# Do this:
Quote the listing in full, exactly as given, minus any pictures.
════════
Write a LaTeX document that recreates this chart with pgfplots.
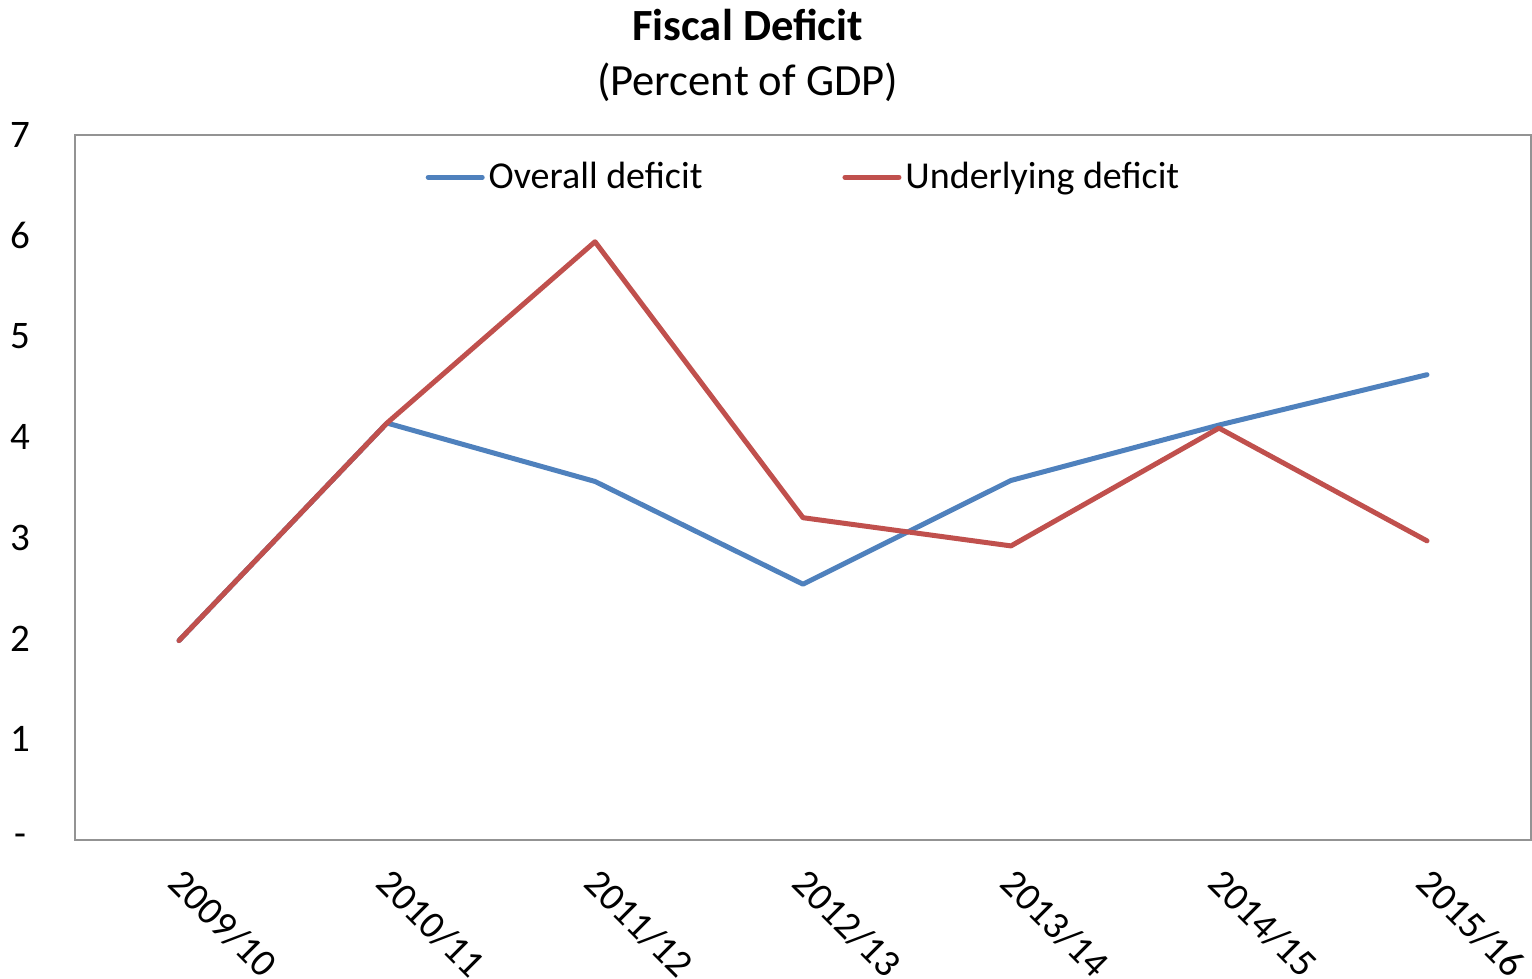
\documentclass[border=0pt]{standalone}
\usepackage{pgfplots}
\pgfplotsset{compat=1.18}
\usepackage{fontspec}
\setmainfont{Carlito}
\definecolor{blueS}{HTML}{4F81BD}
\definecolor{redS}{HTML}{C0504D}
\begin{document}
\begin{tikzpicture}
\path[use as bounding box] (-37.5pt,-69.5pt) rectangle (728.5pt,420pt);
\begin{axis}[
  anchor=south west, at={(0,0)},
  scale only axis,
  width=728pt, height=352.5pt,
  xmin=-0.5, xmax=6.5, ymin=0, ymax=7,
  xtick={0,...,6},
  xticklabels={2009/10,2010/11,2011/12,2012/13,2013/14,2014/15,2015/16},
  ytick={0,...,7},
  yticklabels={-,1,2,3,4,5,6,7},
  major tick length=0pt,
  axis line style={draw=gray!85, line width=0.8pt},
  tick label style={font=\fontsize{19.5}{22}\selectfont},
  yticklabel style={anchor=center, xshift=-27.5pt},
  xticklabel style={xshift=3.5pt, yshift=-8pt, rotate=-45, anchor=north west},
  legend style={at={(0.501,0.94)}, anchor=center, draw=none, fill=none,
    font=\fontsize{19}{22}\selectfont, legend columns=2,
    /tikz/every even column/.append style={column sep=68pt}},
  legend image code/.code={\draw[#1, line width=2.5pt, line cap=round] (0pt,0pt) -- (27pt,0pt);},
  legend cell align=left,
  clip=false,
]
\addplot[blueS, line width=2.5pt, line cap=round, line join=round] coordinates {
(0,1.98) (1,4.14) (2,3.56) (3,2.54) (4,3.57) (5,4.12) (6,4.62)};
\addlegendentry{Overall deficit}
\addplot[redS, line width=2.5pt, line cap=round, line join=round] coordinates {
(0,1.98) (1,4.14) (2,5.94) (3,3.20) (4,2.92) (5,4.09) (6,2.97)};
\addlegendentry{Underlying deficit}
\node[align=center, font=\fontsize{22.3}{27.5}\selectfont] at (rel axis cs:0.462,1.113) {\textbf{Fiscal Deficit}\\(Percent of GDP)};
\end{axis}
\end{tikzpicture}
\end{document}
════════
# Solution:
Write a LaTeX document that recreates this chart with pgfplots.
\documentclass[border=0pt]{standalone}
\usepackage{pgfplots}
\pgfplotsset{compat=1.18}
\usepackage{fontspec}
\setmainfont{Carlito}
\definecolor{blueS}{HTML}{4F81BD}
\definecolor{redS}{HTML}{C0504D}
\begin{document}
\begin{tikzpicture}
\path[use as bounding box] (-37.5pt,-69.5pt) rectangle (728.5pt,420pt);
\begin{axis}[
  anchor=south west, at={(0,0)},
  scale only axis,
  width=728pt, height=352.5pt,
  xmin=-0.5, xmax=6.5, ymin=0, ymax=7,
  xtick={0,...,6},
  xticklabels={2009/10,2010/11,2011/12,2012/13,2013/14,2014/15,2015/16},
  ytick={0,...,7},
  yticklabels={-,1,2,3,4,5,6,7},
  major tick length=0pt,
  axis line style={draw=gray!85, line width=0.8pt},
  tick label style={font=\fontsize{19.5}{22}\selectfont},
  yticklabel style={anchor=center, xshift=-27.5pt},
  xticklabel style={xshift=3.5pt, yshift=-8pt, rotate=-45, anchor=north west},
  legend style={at={(0.501,0.94)}, anchor=center, draw=none, fill=none,
    font=\fontsize{19}{22}\selectfont, legend columns=2,
    /tikz/every even column/.append style={column sep=68pt}},
  legend image code/.code={\draw[#1, line width=2.5pt, line cap=round] (0pt,0pt) -- (27pt,0pt);},
  legend cell align=left,
  clip=false,
]
\addplot[blueS, line width=2.5pt, line cap=round, line join=round] coordinates {
(0,1.98) (1,4.14) (2,3.56) (3,2.54) (4,3.57) (5,4.12) (6,4.62)};
\addlegendentry{Overall deficit}
\addplot[redS, line width=2.5pt, line cap=round, line join=round] coordinates {
(0,1.98) (1,4.14) (2,5.94) (3,3.20) (4,2.92) (5,4.09) (6,2.97)};
\addlegendentry{Underlying deficit}
\node[align=center, font=\fontsize{22.3}{27.5}\selectfont] at (rel axis cs:0.462,1.113) {\textbf{Fiscal Deficit}\\(Percent of GDP)};
\end{axis}
\end{tikzpicture}
\end{document}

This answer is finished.